— Supplied records —
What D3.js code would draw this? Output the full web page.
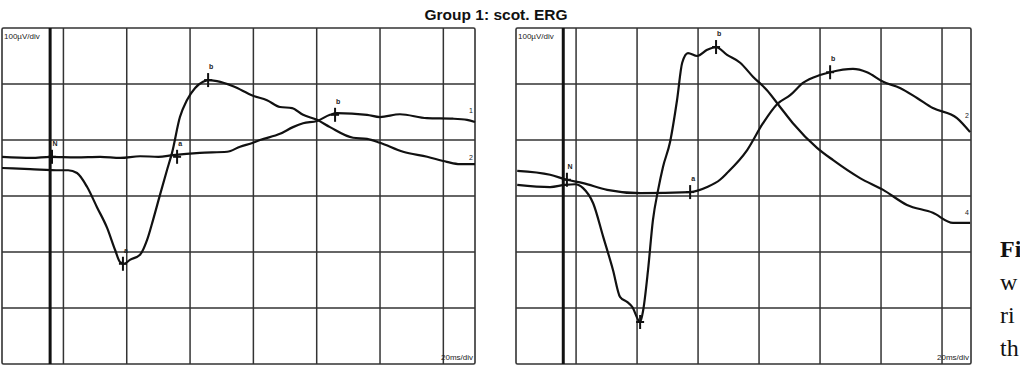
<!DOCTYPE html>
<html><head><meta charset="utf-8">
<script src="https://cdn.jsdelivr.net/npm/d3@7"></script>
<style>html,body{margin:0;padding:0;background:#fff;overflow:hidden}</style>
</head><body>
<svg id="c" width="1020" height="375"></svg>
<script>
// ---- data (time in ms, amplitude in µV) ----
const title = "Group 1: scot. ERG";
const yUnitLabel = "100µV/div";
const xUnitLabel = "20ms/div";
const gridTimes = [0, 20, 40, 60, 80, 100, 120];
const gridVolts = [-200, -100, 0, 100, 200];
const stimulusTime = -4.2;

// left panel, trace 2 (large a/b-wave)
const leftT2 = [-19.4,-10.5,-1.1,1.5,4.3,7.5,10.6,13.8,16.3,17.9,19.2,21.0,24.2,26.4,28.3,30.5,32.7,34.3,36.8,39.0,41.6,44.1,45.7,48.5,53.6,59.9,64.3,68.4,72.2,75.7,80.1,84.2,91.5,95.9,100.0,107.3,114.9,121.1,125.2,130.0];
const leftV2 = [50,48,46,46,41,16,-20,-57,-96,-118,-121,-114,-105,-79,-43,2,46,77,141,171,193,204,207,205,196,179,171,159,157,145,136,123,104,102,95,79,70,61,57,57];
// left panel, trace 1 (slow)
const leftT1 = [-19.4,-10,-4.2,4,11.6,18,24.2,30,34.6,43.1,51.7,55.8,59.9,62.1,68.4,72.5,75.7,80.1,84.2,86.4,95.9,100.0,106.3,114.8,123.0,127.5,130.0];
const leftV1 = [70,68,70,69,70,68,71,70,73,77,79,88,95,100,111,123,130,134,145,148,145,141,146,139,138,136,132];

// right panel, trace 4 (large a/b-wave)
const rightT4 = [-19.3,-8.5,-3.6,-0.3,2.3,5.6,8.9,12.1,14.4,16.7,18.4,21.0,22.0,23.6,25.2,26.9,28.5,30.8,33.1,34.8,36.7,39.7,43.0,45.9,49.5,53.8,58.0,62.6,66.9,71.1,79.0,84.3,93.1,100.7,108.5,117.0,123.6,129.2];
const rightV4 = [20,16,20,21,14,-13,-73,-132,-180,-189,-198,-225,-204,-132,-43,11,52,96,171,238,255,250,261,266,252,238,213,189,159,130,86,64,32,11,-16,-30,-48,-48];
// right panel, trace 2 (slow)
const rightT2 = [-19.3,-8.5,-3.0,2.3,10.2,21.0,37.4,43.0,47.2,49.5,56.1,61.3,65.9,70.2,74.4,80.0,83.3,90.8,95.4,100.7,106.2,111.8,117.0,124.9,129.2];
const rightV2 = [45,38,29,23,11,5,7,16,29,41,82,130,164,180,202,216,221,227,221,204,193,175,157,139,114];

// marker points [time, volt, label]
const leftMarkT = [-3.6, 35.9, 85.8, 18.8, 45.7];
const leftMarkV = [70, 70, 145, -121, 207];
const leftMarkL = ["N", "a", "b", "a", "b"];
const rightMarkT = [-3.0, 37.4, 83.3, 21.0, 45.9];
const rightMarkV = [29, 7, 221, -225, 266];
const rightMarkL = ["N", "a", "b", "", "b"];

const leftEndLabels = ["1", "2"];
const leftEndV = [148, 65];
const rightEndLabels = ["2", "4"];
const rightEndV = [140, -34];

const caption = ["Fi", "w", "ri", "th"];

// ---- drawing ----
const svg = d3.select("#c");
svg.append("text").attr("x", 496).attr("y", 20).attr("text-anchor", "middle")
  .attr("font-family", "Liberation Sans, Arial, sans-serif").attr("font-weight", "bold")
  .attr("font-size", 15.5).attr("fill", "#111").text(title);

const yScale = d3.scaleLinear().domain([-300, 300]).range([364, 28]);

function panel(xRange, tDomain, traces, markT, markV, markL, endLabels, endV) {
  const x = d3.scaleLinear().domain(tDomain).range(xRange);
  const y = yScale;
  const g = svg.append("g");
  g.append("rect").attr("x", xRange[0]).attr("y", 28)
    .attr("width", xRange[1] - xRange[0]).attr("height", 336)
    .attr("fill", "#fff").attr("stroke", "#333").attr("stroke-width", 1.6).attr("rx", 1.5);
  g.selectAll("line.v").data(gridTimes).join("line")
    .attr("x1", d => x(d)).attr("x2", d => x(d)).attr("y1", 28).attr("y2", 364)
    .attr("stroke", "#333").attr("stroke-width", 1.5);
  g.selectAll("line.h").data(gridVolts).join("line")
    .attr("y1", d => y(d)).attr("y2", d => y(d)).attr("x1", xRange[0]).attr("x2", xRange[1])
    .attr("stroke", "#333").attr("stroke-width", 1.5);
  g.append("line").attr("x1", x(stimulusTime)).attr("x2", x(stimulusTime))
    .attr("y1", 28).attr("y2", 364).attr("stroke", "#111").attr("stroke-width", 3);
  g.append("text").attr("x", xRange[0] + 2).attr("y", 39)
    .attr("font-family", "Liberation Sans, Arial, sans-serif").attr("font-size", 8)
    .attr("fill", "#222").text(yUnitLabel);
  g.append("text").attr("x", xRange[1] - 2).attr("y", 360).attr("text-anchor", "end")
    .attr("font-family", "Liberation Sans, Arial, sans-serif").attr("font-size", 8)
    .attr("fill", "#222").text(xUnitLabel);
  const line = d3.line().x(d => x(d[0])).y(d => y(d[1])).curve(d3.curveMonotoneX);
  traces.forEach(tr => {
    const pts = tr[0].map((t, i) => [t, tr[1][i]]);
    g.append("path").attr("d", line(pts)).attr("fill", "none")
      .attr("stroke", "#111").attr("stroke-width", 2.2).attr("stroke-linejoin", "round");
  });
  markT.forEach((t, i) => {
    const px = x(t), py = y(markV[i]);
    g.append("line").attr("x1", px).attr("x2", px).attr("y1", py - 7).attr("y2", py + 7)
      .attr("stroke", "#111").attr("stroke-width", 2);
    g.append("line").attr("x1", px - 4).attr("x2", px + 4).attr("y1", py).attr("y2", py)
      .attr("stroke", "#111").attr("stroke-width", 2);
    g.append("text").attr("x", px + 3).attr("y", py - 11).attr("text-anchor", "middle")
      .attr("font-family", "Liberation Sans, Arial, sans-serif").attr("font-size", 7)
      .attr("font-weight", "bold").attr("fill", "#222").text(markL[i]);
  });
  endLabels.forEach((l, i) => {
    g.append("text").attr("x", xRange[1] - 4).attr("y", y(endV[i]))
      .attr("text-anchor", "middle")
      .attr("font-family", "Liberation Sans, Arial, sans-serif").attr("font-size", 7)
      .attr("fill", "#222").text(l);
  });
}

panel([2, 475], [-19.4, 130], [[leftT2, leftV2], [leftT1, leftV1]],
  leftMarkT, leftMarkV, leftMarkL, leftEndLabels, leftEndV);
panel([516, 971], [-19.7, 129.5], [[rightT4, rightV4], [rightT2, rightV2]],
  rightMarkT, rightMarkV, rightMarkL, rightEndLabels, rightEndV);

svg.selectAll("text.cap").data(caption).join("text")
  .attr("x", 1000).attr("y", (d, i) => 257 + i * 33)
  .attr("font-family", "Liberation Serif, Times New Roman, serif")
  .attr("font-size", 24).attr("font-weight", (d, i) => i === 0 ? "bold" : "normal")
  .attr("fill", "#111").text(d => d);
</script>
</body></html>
* * *
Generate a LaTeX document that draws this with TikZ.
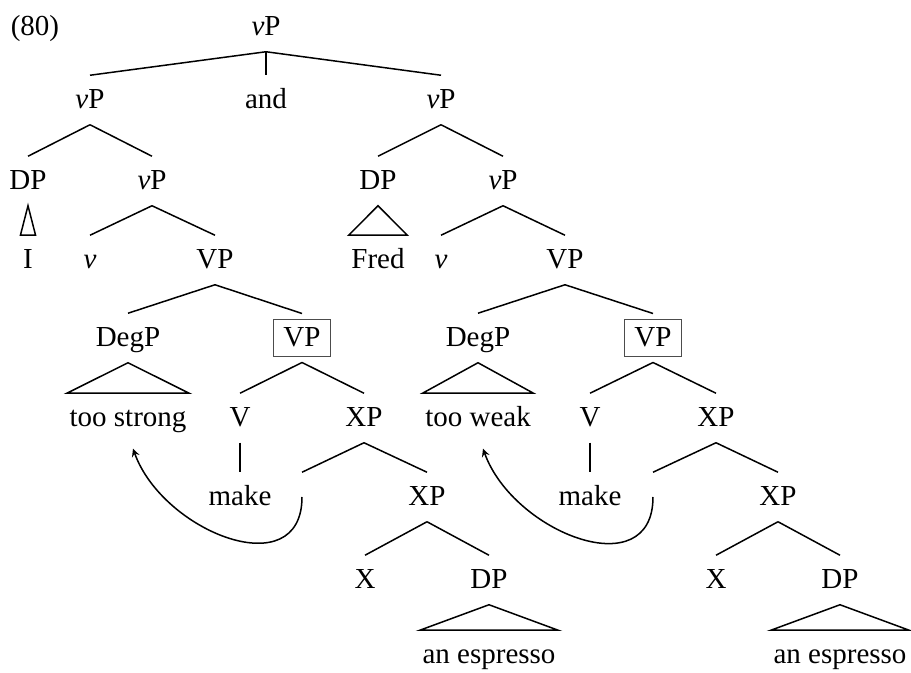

— Aim of the task —
Check each line of the records for "this" and copy the ones that contain it.

— Task response —
What D3.js code would draw this? Output the full web page.
Generate a LaTeX document that draws this with TikZ.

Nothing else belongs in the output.